▶ _Challenge_
Only the pictures are omitted; repeat all other data exactly.
start Recorded data
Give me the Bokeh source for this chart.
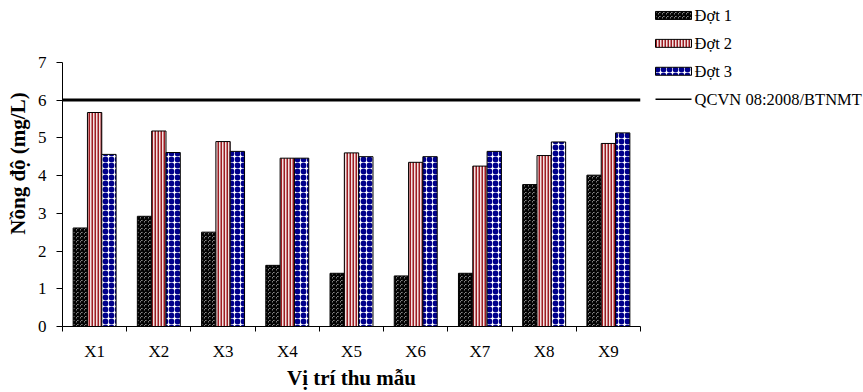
import numpy as np
from bokeh.plotting import figure
from bokeh.layouts import row
from bokeh.core.properties import value
from bokeh.models import ColumnDataSource, FixedTicker, Range1d
from bokeh.transform import dodge
from bokeh.embed import file_html
from bokeh.resources import INLINE

# ---- data ----
categories = ["X1", "X2", "X3", "X4", "X5", "X6", "X7", "X8", "X9"]
dot1 = [2.61, 2.92, 2.50, 1.62, 1.41, 1.34, 1.41, 3.76, 4.01]
dot2 = [5.67, 5.18, 4.90, 4.46, 4.60, 4.35, 4.25, 4.53, 4.85]
dot3 = [4.56, 4.61, 4.64, 4.46, 4.50, 4.50, 4.64, 4.89, 5.13]
series_names = ["Đợt 1", "Đợt 2", "Đợt 3"]
qcvn_value = 6
qcvn_name = "QCVN 08:2008/BTNMT"
y_ticks = [0, 1, 2, 3, 4, 5, 6, 7]

xi = list(range(1, len(categories) + 1))
src = ColumnDataSource(dict(xi=xi, d1=dot1, d2=dot2, d3=dot3))

FONT = "Liberation Serif"

styles = [
    dict(fill_color="white", line_color="black", line_width=1,
         hatch_pattern="criss_cross", hatch_color="black",
         hatch_scale=4, hatch_weight=1.4),
    dict(fill_color="#f2e2e2", line_color="black", line_width=1,
         hatch_pattern="vertical_line", hatch_color="#9e1c22",
         hatch_scale=3, hatch_weight=2),
    dict(fill_color="white", line_color="black", line_width=1,
         hatch_pattern="ring", hatch_color="#00008b",
         hatch_scale=6, hatch_weight=2.8),
]

H, BOTTOM, TOP_GAP = 392, 65, 62
frame_h = H - BOTTOM
y_max = y_ticks[-1]
y_top = y_max * frame_h / (frame_h - TOP_GAP)   # leaves blank space above 7

p = figure(width=642, height=H, output_backend="svg", toolbar_location=None,
           x_range=Range1d(0.5, len(categories) + 0.5), y_range=Range1d(0, y_top),
           min_border_left=62, min_border_right=2, min_border_top=0,
           min_border_bottom=BOTTOM)
p.outline_line_color = None
p.grid.visible = False
p.background_fill_color = "white"

bw = 0.223
p.vbar(x=dodge("xi", -bw, range=p.x_range), top="d1", width=bw, source=src, **styles[0])
p.vbar(x=dodge("xi", 0, range=p.x_range), top="d2", width=bw, source=src, **styles[1])
p.vbar(x=dodge("xi", bw, range=p.x_range), top="d3", width=bw, source=src, **styles[2])
p.line(x=[xi[0] - 0.5, xi[-1] + 0.5], y=[qcvn_value, qcvn_value],
       line_color="black", line_width=3)

# x axis: labels at centres, tick marks at category boundaries (minor ticks)
xa = p.xaxis[0]
xa.ticker = FixedTicker(ticks=xi, minor_ticks=[x - 0.5 for x in xi] + [xi[-1] + 0.5])
xa.major_label_overrides = {x: c for x, c in zip(xi, categories)}
xa.major_tick_out = 0
xa.major_tick_in = 0
xa.minor_tick_out = 5
xa.minor_tick_in = 0
xa.minor_tick_line_color = "black"
xa.axis_line_color = "black"
xa.major_label_standoff = 10
xa.major_label_text_font = FONT
xa.major_label_text_font_size = "17px"
xa.major_label_text_color = "black"
xa.axis_label = "Vị trí thu mẫu"
xa.axis_label_text_font = FONT
xa.axis_label_text_font_style = "bold"
xa.axis_label_text_font_size = "21px"
xa.axis_label_standoff = 2
xa.axis_label_text_color = "black"

ya = p.yaxis[0]
ya.ticker = FixedTicker(ticks=y_ticks, minor_ticks=[])
ya.bounds = (0, y_max)
ya.major_tick_out = 6
ya.major_tick_in = 0
ya.major_tick_line_color = "black"
ya.axis_line_color = "black"
ya.major_label_standoff = 10
ya.major_label_text_font = FONT
ya.major_label_text_font_size = "17px"
ya.major_label_text_color = "black"
ya.axis_label = "Nồng độ (mg/L)"
ya.axis_label_text_font = FONT
ya.axis_label_text_font_style = "bold"
ya.axis_label_text_font_size = "21px"
ya.axis_label_standoff = 5
ya.axis_label_text_color = "black"

# ---- legend panel (pixel-like coordinates, y downwards) ----
LW = 221
lf = figure(width=LW, height=H, output_backend="svg", toolbar_location=None,
            x_range=Range1d(0, LW), y_range=Range1d(frame_h, 0),
            min_border_left=0, min_border_right=0, min_border_top=0,
            min_border_bottom=BOTTOM)
lf.axis.visible = False
lf.grid.visible = False
lf.outline_line_color = None

sw_x0, sw_w, sw_h = 13, 36, 8
row0, row_step = 15, 28
labels = series_names + [qcvn_name]
rows = [row0 + row_step * i for i in range(len(labels))]
for s, ry in zip(styles, rows[:3]):
    lf.rect(x=[sw_x0 + sw_w / 2], y=[ry], width=sw_w, height=sw_h, **s)
lf.segment(x0=[sw_x0], x1=[sw_x0 + sw_w], y0=[rows[3]], y1=[rows[3]],
           line_color="black", line_width=1.5)
lf.text(x=[sw_x0 + sw_w + 3] * len(labels), y=rows, text=labels,
        text_font=value(FONT), text_font_size="16.5px", text_color="black",
        text_baseline="middle", text_align="left")

open("out.html", "w").write(file_html(row(p, lf), INLINE))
end Recorded data
▶ _Output for this exercise_
Give me the Bokeh source for this chart.
import numpy as np
from bokeh.plotting import figure
from bokeh.layouts import row
from bokeh.core.properties import value
from bokeh.models import ColumnDataSource, FixedTicker, Range1d
from bokeh.transform import dodge
from bokeh.embed import file_html
from bokeh.resources import INLINE

# ---- data ----
categories = ["X1", "X2", "X3", "X4", "X5", "X6", "X7", "X8", "X9"]
dot1 = [2.61, 2.92, 2.50, 1.62, 1.41, 1.34, 1.41, 3.76, 4.01]
dot2 = [5.67, 5.18, 4.90, 4.46, 4.60, 4.35, 4.25, 4.53, 4.85]
dot3 = [4.56, 4.61, 4.64, 4.46, 4.50, 4.50, 4.64, 4.89, 5.13]
series_names = ["Đợt 1", "Đợt 2", "Đợt 3"]
qcvn_value = 6
qcvn_name = "QCVN 08:2008/BTNMT"
y_ticks = [0, 1, 2, 3, 4, 5, 6, 7]

xi = list(range(1, len(categories) + 1))
src = ColumnDataSource(dict(xi=xi, d1=dot1, d2=dot2, d3=dot3))

FONT = "Liberation Serif"

styles = [
    dict(fill_color="white", line_color="black", line_width=1,
         hatch_pattern="criss_cross", hatch_color="black",
         hatch_scale=4, hatch_weight=1.4),
    dict(fill_color="#f2e2e2", line_color="black", line_width=1,
         hatch_pattern="vertical_line", hatch_color="#9e1c22",
         hatch_scale=3, hatch_weight=2),
    dict(fill_color="white", line_color="black", line_width=1,
         hatch_pattern="ring", hatch_color="#00008b",
         hatch_scale=6, hatch_weight=2.8),
]

H, BOTTOM, TOP_GAP = 392, 65, 62
frame_h = H - BOTTOM
y_max = y_ticks[-1]
y_top = y_max * frame_h / (frame_h - TOP_GAP)   # leaves blank space above 7

p = figure(width=642, height=H, output_backend="svg", toolbar_location=None,
           x_range=Range1d(0.5, len(categories) + 0.5), y_range=Range1d(0, y_top),
           min_border_left=62, min_border_right=2, min_border_top=0,
           min_border_bottom=BOTTOM)
p.outline_line_color = None
p.grid.visible = False
p.background_fill_color = "white"

bw = 0.223
p.vbar(x=dodge("xi", -bw, range=p.x_range), top="d1", width=bw, source=src, **styles[0])
p.vbar(x=dodge("xi", 0, range=p.x_range), top="d2", width=bw, source=src, **styles[1])
p.vbar(x=dodge("xi", bw, range=p.x_range), top="d3", width=bw, source=src, **styles[2])
p.line(x=[xi[0] - 0.5, xi[-1] + 0.5], y=[qcvn_value, qcvn_value],
       line_color="black", line_width=3)

# x axis: labels at centres, tick marks at category boundaries (minor ticks)
xa = p.xaxis[0]
xa.ticker = FixedTicker(ticks=xi, minor_ticks=[x - 0.5 for x in xi] + [xi[-1] + 0.5])
xa.major_label_overrides = {x: c for x, c in zip(xi, categories)}
xa.major_tick_out = 0
xa.major_tick_in = 0
xa.minor_tick_out = 5
xa.minor_tick_in = 0
xa.minor_tick_line_color = "black"
xa.axis_line_color = "black"
xa.major_label_standoff = 10
xa.major_label_text_font = FONT
xa.major_label_text_font_size = "17px"
xa.major_label_text_color = "black"
xa.axis_label = "Vị trí thu mẫu"
xa.axis_label_text_font = FONT
xa.axis_label_text_font_style = "bold"
xa.axis_label_text_font_size = "21px"
xa.axis_label_standoff = 2
xa.axis_label_text_color = "black"

ya = p.yaxis[0]
ya.ticker = FixedTicker(ticks=y_ticks, minor_ticks=[])
ya.bounds = (0, y_max)
ya.major_tick_out = 6
ya.major_tick_in = 0
ya.major_tick_line_color = "black"
ya.axis_line_color = "black"
ya.major_label_standoff = 10
ya.major_label_text_font = FONT
ya.major_label_text_font_size = "17px"
ya.major_label_text_color = "black"
ya.axis_label = "Nồng độ (mg/L)"
ya.axis_label_text_font = FONT
ya.axis_label_text_font_style = "bold"
ya.axis_label_text_font_size = "21px"
ya.axis_label_standoff = 5
ya.axis_label_text_color = "black"

# ---- legend panel (pixel-like coordinates, y downwards) ----
LW = 221
lf = figure(width=LW, height=H, output_backend="svg", toolbar_location=None,
            x_range=Range1d(0, LW), y_range=Range1d(frame_h, 0),
            min_border_left=0, min_border_right=0, min_border_top=0,
            min_border_bottom=BOTTOM)
lf.axis.visible = False
lf.grid.visible = False
lf.outline_line_color = None

sw_x0, sw_w, sw_h = 13, 36, 8
row0, row_step = 15, 28
labels = series_names + [qcvn_name]
rows = [row0 + row_step * i for i in range(len(labels))]
for s, ry in zip(styles, rows[:3]):
    lf.rect(x=[sw_x0 + sw_w / 2], y=[ry], width=sw_w, height=sw_h, **s)
lf.segment(x0=[sw_x0], x1=[sw_x0 + sw_w], y0=[rows[3]], y1=[rows[3]],
           line_color="black", line_width=1.5)
lf.text(x=[sw_x0 + sw_w + 3] * len(labels), y=rows, text=labels,
        text_font=value(FONT), text_font_size="16.5px", text_color="black",
        text_baseline="middle", text_align="left")

open("out.html", "w").write(file_html(row(p, lf), INLINE))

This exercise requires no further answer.